California companies that allow employees to use their smartphones at work will now have to deal with two new state laws that were introduced this August.

The new bill signed by governor Jerry Brown mandated all smartphones sold in the state must now have a “kill switch” installed. The kill switch will remotely disable phones if they are lost or stolen. The state’s Court of Appeal also requires employers to reimburse their employees who use their cell phones for work-related calls if it is lost or stolen. Installing a “kill switch” to all U.S. sold phones is expected to soon be seen in a number of states across the nation.

The establishment of this new law has now become more complicated and costly than companies had hoped for in California. Most companies have the ability to wipe clean all company data from an employee’s phone or portable device if it is stolen. However, the kill switch gives employee control over when the device is disabled, leaving the employer unable to make a decision.

In addition, the kill switch does not wipe all the data when disabled, which leaves some employers worried about security, especially those with health and financial data on their devices. Personal smartphones are left very much open to data theft compared to a company owned smartphone.

The other large concern is reimbursing employees for their personal devices. Now that the law is in place, companies will need to decide which employees must be reimbursed, and consistent standards for the rules. Companies are also starting to see the complications in having a BYOD (Bring Your Own Device) policy. Most thought this would a cost-cutting method since most people nowadays have a smartphone and/or tablet.

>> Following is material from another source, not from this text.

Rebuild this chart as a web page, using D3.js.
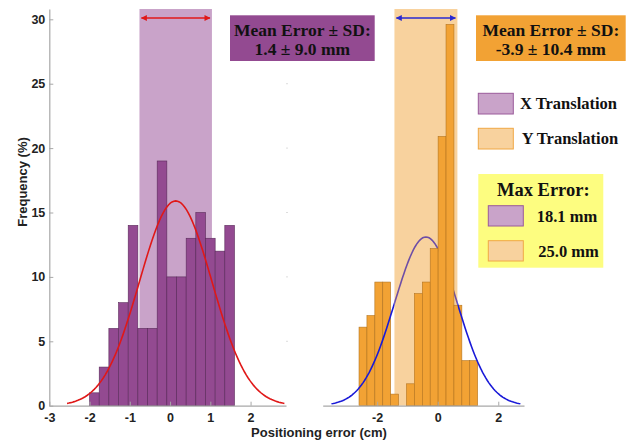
<!DOCTYPE html>
<html>
<head>
<meta charset="utf-8">
<script src="https://cdn.jsdelivr.net/npm/d3@7"></script>
<style>
  body { margin: 0; background: #fff; }
  svg { display: block; }
  .tick text { font-family: "Liberation Sans", Arial, sans-serif; font-weight: bold; font-size: 12.5px; fill: #222; }
  .ann { font-family: "Liberation Serif", "Times New Roman", serif; font-weight: bold; fill: #111; }
</style>
</head>
<body>
<script>
  // X translation histogram (percent per bin)
  const binStartX = -2
  const binWidthX = 0.24
  const freqX = [1, 3, 6, 8, 14, 6, 6, 19, 10, 10, 13, 15, 13, 12, 14]

  // Y translation histogram
  const binStartY = -2.6
  const binWidthY = 0.2613
  const freqY = [6.1, 7.0, 9.6, 9.6, 0.9, 0, 1.7, 8.7, 9.6, 12.2, 20.9, 29.6, 7.8, 3.5, 3.5]

  // normal fits (cm)
  const meanX = 0.14, sdX = 0.90, peakX = 15.9
  const meanY = -0.39, sdY = 1.04, peakY = 13.1

  const ticksLeftX = [-3, -2, -1, 0, 1, 2]
  const ticksRightX = [-2, 0, 2]
  const ticksY = [0, 5, 10, 15, 20, 25, 30]

  const W = 638, H = 441

  const purple = '#934a91'
  const purpleLight = '#c9a3c9'
  const orange = '#f2a234'
  const orangeLight = '#f8d29e'

  const svg = d3.select('body').append('svg').attr('width', W).attr('height', H)
  const defs = svg.append('defs')

  const y = d3.scaleLinear().domain([0, 30.8]).range([405.7, 9])
  const xL = d3.scaleLinear().domain([-3, 2.88]).range([49.3, 286])
  const xR = d3.scaleLinear().domain([-3.8, 2.85]).range([322.7, 524])

  function gauss(m, s, a) {
    const pts = []
    for (let i = 0; i <= 120; i++) {
      const v = m - 3 * s + (6 * s * i) / 120
      pts.push([v, a * Math.exp(-((v - m) ** 2) / (2 * s * s))])
    }
    return pts
  }

  // ---- left panel (X translation) ----
  svg.append('rect')
    .attr('x', xL(meanX - sdX)).attr('width', xL(meanX + sdX) - xL(meanX - sdX))
    .attr('y', y(30.8)).attr('height', y(0) - y(30.8))
    .attr('fill', purpleLight)

  svg.append('g').selectAll('rect').data(freqX).enter().append('rect')
    .attr('x', (d, i) => xL(binStartX + i * binWidthX))
    .attr('width', xL(binWidthX) - xL(0))
    .attr('y', (d) => y(d))
    .attr('height', (d) => y(0) - y(d))
    .attr('fill', purple)
    .attr('stroke', '#5a2a5a')
    .attr('stroke-width', 0.6)

  const lineL = d3.line().x((d) => xL(d[0])).y((d) => y(d[1]))
  svg.append('path').attr('d', lineL(gauss(meanX, sdX, peakX)))
    .attr('fill', 'none').attr('stroke', '#e01818').attr('stroke-width', 1.6)

  // ---- right panel (Y translation) ----
  const lineR = d3.line().x((d) => xR(d[0])).y((d) => y(d[1]))
  const bandL = xR(meanY - sdY), bandR = xR(meanY + sdY)

  svg.append('rect')
    .attr('x', bandL).attr('width', bandR - bandL)
    .attr('y', y(30.8)).attr('height', y(0) - y(30.8))
    .attr('fill', orangeLight)

  const inClip = defs.append('clipPath').attr('id', 'inBand')
  inClip.append('rect').attr('x', bandL).attr('y', 0).attr('width', bandR - bandL).attr('height', H)
  svg.append('path').attr('d', lineR(gauss(meanY, sdY, peakY)))
    .attr('clip-path', 'url(#inBand)')
    .attr('fill', 'none').attr('stroke', '#6e4ea6').attr('stroke-width', 1.6)

  svg.append('g').selectAll('rect').data(freqY).enter().append('rect')
    .attr('x', (d, i) => xR(binStartY + i * binWidthY))
    .attr('width', xR(binWidthY) - xR(0))
    .attr('y', (d) => y(d))
    .attr('height', (d) => y(0) - y(d))
    .attr('fill', orange)
    .attr('stroke', (d) => (d > 0 ? '#b37420' : 'none'))
    .attr('stroke-width', 0.6)

  // blue curve over the bars outside the band
  const outClip = defs.append('clipPath').attr('id', 'outBand')
  outClip.append('rect').attr('x', 0).attr('y', 0).attr('width', bandL).attr('height', H)
  outClip.append('rect').attr('x', bandR).attr('y', 0).attr('width', W).attr('height', H)
  svg.append('path').attr('d', lineR(gauss(meanY, sdY, peakY)))
    .attr('clip-path', 'url(#outBand)')
    .attr('fill', 'none').attr('stroke', '#1a1ad8').attr('stroke-width', 1.6)

  // ---- axes ----
  function styleAxis(g) {
    g.select('.domain').attr('stroke', '#a8a8a8').attr('stroke-width', 1.2)
    g.selectAll('.tick line').attr('stroke', '#a8a8a8')
  }
  const fmt = (d) => String(d)

  svg.append('g').attr('transform', `translate(${xL.range()[0]},0)`)
    .call(d3.axisLeft(y).tickValues(ticksY).tickFormat(fmt).tickSize(-4).tickSizeOuter(0).tickPadding(4))
    .call(styleAxis)

  svg.append('g').attr('transform', `translate(0,${y(0)})`)
    .call(d3.axisBottom(xL).tickValues(ticksLeftX).tickFormat(fmt).tickSize(-4).tickSizeOuter(0).tickPadding(7))
    .call(styleAxis)

  svg.append('g').attr('transform', `translate(0,${y(0)})`)
    .call(d3.axisBottom(xR).tickValues(ticksRightX).tickFormat(fmt).tickSize(-4).tickSizeOuter(0).tickPadding(7))
    .call(styleAxis)

  // faint right-side ticks of the left box
  svg.append('g').selectAll('line').data(ticksY.slice(1, -1)).enter().append('line')
    .attr('x1', 286.5).attr('x2', 287.5)
    .attr('y1', (d) => y(d)).attr('y2', (d) => y(d))
    .attr('stroke', '#bbb')

  svg.append('text')
    .attr('transform', 'translate(27,182) rotate(-90)')
    .attr('text-anchor', 'middle')
    .style('font-family', '"Liberation Sans", Arial, sans-serif')
    .style('font-weight', 'bold').style('font-size', '13px').attr('fill', '#222')
    .text('Frequency (%)')

  svg.append('text')
    .attr('x', 319).attr('y', 437)
    .attr('text-anchor', 'middle')
    .style('font-family', '"Liberation Sans", Arial, sans-serif')
    .style('font-weight', 'bold').style('font-size', '13px').attr('fill', '#222')
    .text('Positioning error (cm)')

  // ---- double arrows over SD bands ----
  function marker(id, color) {
    defs.append('marker').attr('id', id)
      .attr('viewBox', '0 0 10 10').attr('refX', 9).attr('refY', 5)
      .attr('markerWidth', 7).attr('markerHeight', 6)
      .attr('markerUnits', 'userSpaceOnUse')
      .attr('orient', 'auto-start-reverse')
      .append('path').attr('d', 'M0,0 L10,5 L0,10 Z').attr('fill', color)
  }
  marker('arrRed', '#e01818')
  marker('arrBlue', '#2a2ad0')

  svg.append('line')
    .attr('x1', xL(meanX - sdX) + 2).attr('x2', xL(meanX + sdX) - 2)
    .attr('y1', 18).attr('y2', 18)
    .attr('stroke', '#e01818').attr('stroke-width', 1.4)
    .attr('marker-start', 'url(#arrRed)').attr('marker-end', 'url(#arrRed)')

  svg.append('line')
    .attr('x1', bandL + 2).attr('x2', bandR - 2)
    .attr('y1', 18).attr('y2', 18)
    .attr('stroke', '#2a2ad0').attr('stroke-width', 1.4)
    .attr('marker-start', 'url(#arrBlue)').attr('marker-end', 'url(#arrBlue)')

  // ---- annotation boxes ----
  function statBox(x0, x1, fill, lines) {
    svg.append('rect').attr('x', x0).attr('y', 15.3).attr('width', x1 - x0).attr('height', 45.7)
      .attr('fill', fill)
    lines.forEach((t, i) => {
      svg.append('text').attr('class', 'ann')
        .attr('x', (x0 + x1) / 2).attr('y', 35.5 + i * 19.5)
        .attr('text-anchor', 'middle').style('font-size', '17.5px')
        .text(t)
    })
  }
  statBox(230, 374.7, purple, ['Mean Error \u00b1 SD:', '1.4 \u00b1 9.0 mm'])
  statBox(476, 625.7, orange, ['Mean Error \u00b1 SD:', '-3.9 \u00b1 10.4 mm'])

  // legend
  const legend = [
    { label: 'X Translation', fill: purpleLight, stroke: '#9a5a9a', y: 93.3, tx: 520 },
    { label: 'Y Translation', fill: orangeLight, stroke: '#f0a845', y: 128.3, tx: 521.7 }
  ]
  legend.forEach((d) => {
    svg.append('rect').attr('x', 478.3).attr('y', d.y).attr('width', 35).attr('height', 20.7)
      .attr('fill', d.fill).attr('stroke', d.stroke).attr('stroke-width', 1)
    svg.append('text').attr('class', 'ann').attr('x', d.tx).attr('y', d.y + 10.4)
      .attr('dy', '0.35em').style('font-size', '16.5px').text(d.label)
  })

  // max error box
  svg.append('rect').attr('x', 478.3).attr('y', 174).attr('width', 125).attr('height', 93.7)
    .attr('fill', '#fdfd80')
  svg.append('text').attr('class', 'ann').attr('x', 543.3).attr('y', 190)
    .attr('dy', '0.35em').attr('text-anchor', 'middle').style('font-size', '18.5px').text('Max Error:')
  const maxErr = [
    { label: '18.1 mm', fill: purpleLight, stroke: '#9a5a9a', y: 205.7, tx: 536.7 },
    { label: '25.0 mm', fill: orangeLight, stroke: '#f0a845', y: 240.7, tx: 538.3 }
  ]
  maxErr.forEach((d) => {
    svg.append('rect').attr('x', 488.3).attr('y', d.y).attr('width', 35).attr('height', 20.3)
      .attr('fill', d.fill).attr('stroke', d.stroke).attr('stroke-width', 1)
    svg.append('text').attr('class', 'ann').attr('x', d.tx).attr('y', d.y + 10.7)
      .attr('dy', '0.35em').style('font-size', '16.5px').text(d.label)
  })
</script>
</body>
</html>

Because personal devices are not as secured as company owned technology, many are spending money buying software to keep employee devices from being hacked.

Because of the changing landscape of technology at the workplace, some employers may start to rethink their BYOD policy in terms of costs and security. Technology theft numbers have spiked tremendously, which concerns many companies that hold important information and data, and a possible breach in security. Because of this new California law, it is expected to see company policies changing rapidly, and choosing to spend more money on company-owned devices to prevent a loss in information.